**Your instructions:** Transcribe the listing that follows in full, omitting pictures.
((
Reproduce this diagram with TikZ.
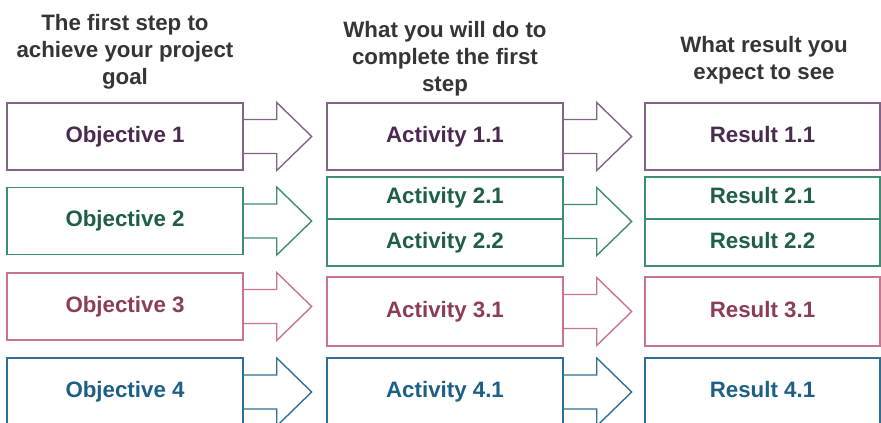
\documentclass[tikz,border=0pt]{standalone}
\usepackage{fontspec}
\setmainfont{Liberation Sans}
\usetikzlibrary{calc}
\definecolor{purB}{HTML}{84628A}
\definecolor{purT}{HTML}{4B2A4F}
\definecolor{grnB}{HTML}{3F8C74}
\definecolor{grnT}{HTML}{1E5E4A}
\definecolor{pnkB}{HTML}{C8738F}
\definecolor{pnkT}{HTML}{8C3D5A}
\definecolor{bluB}{HTML}{2F6F93}
\definecolor{bluT}{HTML}{1E5F86}
\definecolor{hdrc}{HTML}{353535}
\begin{document}
\begin{tikzpicture}[x=1pt,y=-1pt,
  box/.style={draw, line width=1.4pt, minimum width=236pt, inner sep=0pt,
    text height=16pt, text depth=5pt,
    font=\fontsize{22.3}{26.8}\selectfont\bfseries},
  hdr/.style={align=center, text=hdrc, inner sep=0pt,
    font=\fontsize{22.3}{27}\selectfont\bfseries},
  barrow/.pic={\draw[line width=1.4pt, line join=miter]
    (0,-17) -- (33,-17) -- (33,-34) -- (68,0) -- (33,34) -- (33,17) -- (0,17);}
]
\useasboundingbox (0,0) rectangle (881,423);
\clip (0,0) rectangle (881,423);
\fill[white] (0,0) rectangle (881,423);

% headers
\node[hdr] (h1) at (125,52) {The first step to\\achieve your project\\goal};
\node[hdr] (h2) at (445,59) {What you will do to\\complete the first\\step};
\node[hdr] (h3) at (764,60.5) {What result you\\expect to see};

% row 1
\node[box, draw=purB, text=purT, minimum height=67pt] (o1) at (125,136.5) {Objective 1};
\node[box, draw=purB, text=purT, minimum height=67pt] (a1) at (445,136.5) {Activity 1.1};
\node[box, draw=purB, text=purT, minimum height=67pt, minimum width=235pt] (r1) at (762.5,136.5) {Result 1.1};
\pic[color=purB] at (o1.east) {barrow};
\pic[color=purB] at (a1.east) {barrow};

% row 2
\node[box, draw=grnB, text=grnT, minimum height=67pt] (o2) at (125,221) {Objective 2};
\node[box, draw=grnB, text=grnT, minimum height=42pt] (a21) at (445,198) {Activity 2.1};
\node[box, draw=grnB, text=grnT, minimum height=47pt] (a22) at (445,242.5) {Activity 2.2};
\node[box, draw=grnB, text=grnT, minimum height=42pt, minimum width=235pt] (r21) at (762.5,198) {Result 2.1};
\node[box, draw=grnB, text=grnT, minimum height=47pt, minimum width=235pt] (r22) at (762.5,242.5) {Result 2.2};
\pic[color=grnB] at (o2.east) {barrow};
\pic[color=grnB] at ($(a21.north east)!0.5!(a22.south east)$) {barrow};

% row 3
\node[box, draw=pnkB, text=pnkT, minimum height=67pt] (o3) at (125,306.5) {Objective 3};
\node[box, draw=pnkB, text=pnkT, minimum height=69pt] (a3) at (445,311.5) {Activity 3.1};
\node[box, draw=pnkB, text=pnkT, minimum height=69pt, minimum width=235pt] (r3) at (762.5,311.5) {Result 3.1};
\pic[color=pnkB] at (o3.east) {barrow};
\pic[color=pnkB] at (a3.east) {barrow};

% row 4
\node[box, draw=bluB, text=bluT, minimum height=68pt] (o4) at (125,392) {Objective 4};
\node[box, draw=bluB, text=bluT, minimum height=68pt] (a4) at (445,392) {Activity 4.1};
\node[box, draw=bluB, text=bluT, minimum height=68pt, minimum width=235pt] (r4) at (762.5,392) {Result 4.1};
\pic[color=bluB] at (o4.east) {barrow};
\pic[color=bluB] at (a4.east) {barrow};
\end{tikzpicture}
\end{document}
))
**Result of the task:**
Reproduce this diagram with TikZ.
\documentclass[tikz,border=0pt]{standalone}
\usepackage{fontspec}
\setmainfont{Liberation Sans}
\usetikzlibrary{calc}
\definecolor{purB}{HTML}{84628A}
\definecolor{purT}{HTML}{4B2A4F}
\definecolor{grnB}{HTML}{3F8C74}
\definecolor{grnT}{HTML}{1E5E4A}
\definecolor{pnkB}{HTML}{C8738F}
\definecolor{pnkT}{HTML}{8C3D5A}
\definecolor{bluB}{HTML}{2F6F93}
\definecolor{bluT}{HTML}{1E5F86}
\definecolor{hdrc}{HTML}{353535}
\begin{document}
\begin{tikzpicture}[x=1pt,y=-1pt,
  box/.style={draw, line width=1.4pt, minimum width=236pt, inner sep=0pt,
    text height=16pt, text depth=5pt,
    font=\fontsize{22.3}{26.8}\selectfont\bfseries},
  hdr/.style={align=center, text=hdrc, inner sep=0pt,
    font=\fontsize{22.3}{27}\selectfont\bfseries},
  barrow/.pic={\draw[line width=1.4pt, line join=miter]
    (0,-17) -- (33,-17) -- (33,-34) -- (68,0) -- (33,34) -- (33,17) -- (0,17);}
]
\useasboundingbox (0,0) rectangle (881,423);
\clip (0,0) rectangle (881,423);
\fill[white] (0,0) rectangle (881,423);

% headers
\node[hdr] (h1) at (125,52) {The first step to\\achieve your project\\goal};
\node[hdr] (h2) at (445,59) {What you will do to\\complete the first\\step};
\node[hdr] (h3) at (764,60.5) {What result you\\expect to see};

% row 1
\node[box, draw=purB, text=purT, minimum height=67pt] (o1) at (125,136.5) {Objective 1};
\node[box, draw=purB, text=purT, minimum height=67pt] (a1) at (445,136.5) {Activity 1.1};
\node[box, draw=purB, text=purT, minimum height=67pt, minimum width=235pt] (r1) at (762.5,136.5) {Result 1.1};
\pic[color=purB] at (o1.east) {barrow};
\pic[color=purB] at (a1.east) {barrow};

% row 2
\node[box, draw=grnB, text=grnT, minimum height=67pt] (o2) at (125,221) {Objective 2};
\node[box, draw=grnB, text=grnT, minimum height=42pt] (a21) at (445,198) {Activity 2.1};
\node[box, draw=grnB, text=grnT, minimum height=47pt] (a22) at (445,242.5) {Activity 2.2};
\node[box, draw=grnB, text=grnT, minimum height=42pt, minimum width=235pt] (r21) at (762.5,198) {Result 2.1};
\node[box, draw=grnB, text=grnT, minimum height=47pt, minimum width=235pt] (r22) at (762.5,242.5) {Result 2.2};
\pic[color=grnB] at (o2.east) {barrow};
\pic[color=grnB] at ($(a21.north east)!0.5!(a22.south east)$) {barrow};

% row 3
\node[box, draw=pnkB, text=pnkT, minimum height=67pt] (o3) at (125,306.5) {Objective 3};
\node[box, draw=pnkB, text=pnkT, minimum height=69pt] (a3) at (445,311.5) {Activity 3.1};
\node[box, draw=pnkB, text=pnkT, minimum height=69pt, minimum width=235pt] (r3) at (762.5,311.5) {Result 3.1};
\pic[color=pnkB] at (o3.east) {barrow};
\pic[color=pnkB] at (a3.east) {barrow};

% row 4
\node[box, draw=bluB, text=bluT, minimum height=68pt] (o4) at (125,392) {Objective 4};
\node[box, draw=bluB, text=bluT, minimum height=68pt] (a4) at (445,392) {Activity 4.1};
\node[box, draw=bluB, text=bluT, minimum height=68pt, minimum width=235pt] (r4) at (762.5,392) {Result 4.1};
\pic[color=bluB] at (o4.east) {barrow};
\pic[color=bluB] at (a4.east) {barrow};
\end{tikzpicture}
\end{document}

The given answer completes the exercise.